Parkin-Mediated Mitophagy in Parkinson’s Disease
Introduction. Parkinson’s disease (PD) is a neurodegenerative that primarily affects movement due to the progressive reduction of dopaminergic neurons in the substantia nigra. The cause of death of these neurons is unknown but believed to involve both genetic and environmental factors.1 Although the incidence rate of PD increases with age with the mean onset at the age of 60, studies have shown a hereditary component in autosomal recessive juvenile parkinsonism (ARJP) with an onset of symptoms before the age of 40.2, 3 ARJP is associated with mutations in the Park2 gene can result in a dysfunctional Parkin protein, a ubiquitin ligase that interacts with PINK1 and results in the autophagy of impaired mitochondria (mitophagy).4 Studies have shown that the production of reactive oxygen species (ROS) can lead to the damage of mitochondria, which are normally degraded via mitophagy but accumulate and result in the eventual death of neurons in PINK1/Parkin mutations.5 Other studies indicate that the preventing the accumulation of ROS could be a potential therapeutic target.6 Methods. In vitro studies include purified protein constructs expressed in E. coli, transfection of HeLa cells, and neuronal cultures from embryonic mice. In vivo studies include mutant drosophila models. Data was collected via Western blot analysis, immunofluorescence imaging, and locomotion assays. Results. Substitution mutations were introduced to protein constructs and resulted in decreased phosphorylation efficiency to activate ubiquitin ligase activity.6 HeLa cells transfected with GFP-Parkin showed increased co-localization with mitochondrial markers in ROS-induced group compared to the rescue group with ROS scavengers.7 Drosophila brain specimens showed increased accumulation of ROS in PINK1/Parkin mutants along with climbing defects.8 Conclusions. The production of ROS can lead to the damage of mitochondria and the introduction ROS scavengers showed a significant decrease in Parkin recruitment for mitophagy by removing the initial injury and resulted in the survival of neurons. Furthermore, the ROS scavengers also demonstrated an improvement in function and could be a potential therapeutic target.

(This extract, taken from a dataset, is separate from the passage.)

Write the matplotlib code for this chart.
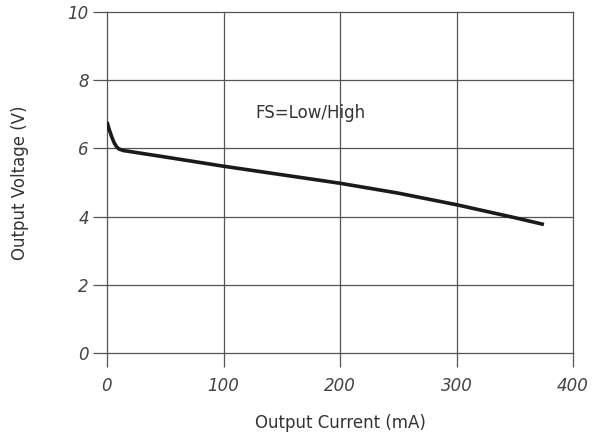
import matplotlib
matplotlib.use("Agg")
import matplotlib.pyplot as plt

# Output voltage vs output current
corriente = [0, 2, 4, 6, 8, 10, 14, 50, 100, 150, 200, 250, 300, 350, 375]
voltaje = [6.78, 6.55, 6.35, 6.18, 6.06, 5.99, 5.94, 5.75, 5.48, 5.23, 4.98, 4.69, 4.35, 3.97, 3.77]

xticks = [0, 100, 200, 300, 400]
yticks = [0, 2, 4, 6, 8, 10]

plt.rcParams['font.family'] = ['DejaVu Sans']

fig = plt.figure(figsize=(5.96, 4.41), dpi=100)
ax = fig.add_axes([0.1795, 0.1995, 0.782, 0.773])

ax.plot(corriente, voltaje, color='#1a1a1a', linewidth=2.6, solid_capstyle='butt')

ax.set_xlim(0, 400)
ax.set_ylim(0, 10)
ax.set_xticks(xticks)
ax.set_yticks(yticks)
ax.grid(True, color='#555555', linewidth=0.9)
for g in ax.get_xgridlines() + ax.get_ygridlines():
    g.set_clip_on(False)
for s in ax.spines.values():
    s.set_visible(False)
ax.tick_params(length=10, width=0.9, color='#555555', labelsize=12,
               labelcolor='#444444')
ax.tick_params(axis='x', pad=7)
ax.tick_params(axis='y', pad=3)
for lbl in ax.get_xticklabels() + ax.get_yticklabels():
    lbl.set_fontstyle('italic')
    lbl.set_fontweight('light')

ax.text(175, 7.05, 'FS=Low/High', ha='center', va='center', fontsize=12, color='#333333')
ax.set_xlabel('Output Current (mA)', fontsize=12, color='#333333', labelpad=14)
ax.set_ylabel('Output Voltage (V)', fontsize=12, color='#333333', labelpad=28)

fig.savefig('out.png', dpi=100)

- Fox SH, Katzenschlager R, Lim S-Y, et al. International Parkinson and movement disorder society evidence-based medicine review: Update on treatments for the motor symptoms of Parkinsons disease. Movement Disorders. 2018.
- Lang AE, Espay AJ. Disease modification in Parkinsons Disease: Current approaches, challenges, and future considerations. Movement Disorders. November 2018.
- Creed RB, Goldberg MS. New developments in genetic rat models of Parkinsons disease. Movement Disorders. August 2018.
- Um J-H, Yun J. Emerging role of mitophagy in human diseases and physiology. BMB Reports. 2017;50(6):299-307.
- Ashrafi G, Schlehe JS, Lavoie MJ, Schwarz TL. Mitophagy of damaged mitochondria occurs locally in distal neuronal axons and requires PINK1 and Parkin. The Journal of Cell Biology. 2014;206(5):655-670.
- Aguirre JD, Dunkerley KM, Lam R, Rusal M, Shaw GS. Impact of altered phosphorylation on loss of function of juvenile Parkinsonism-associated genetic variants of the E3 ligase parkin. Journal of Biological Chemistry. December 2018.
- Xiao B, Goh J-Y, Xiao L, Xian H, Lim K-L, Liou Y-C. Reactive oxygen species trigger Parkin/PINK1 pathway–dependent mitophagy by inducing mitochondrial recruitment of Parkin. Journal of Biological Chemistry. 2017;292(40):16697-16708.
- Biosa A, Sanchez-Martinez A, Filograna R, et al. Superoxide dismutating molecules rescue the toxic effects of PINK1 and parkin loss. Human Molecular Genetics. 2018;27(9):1618-1629.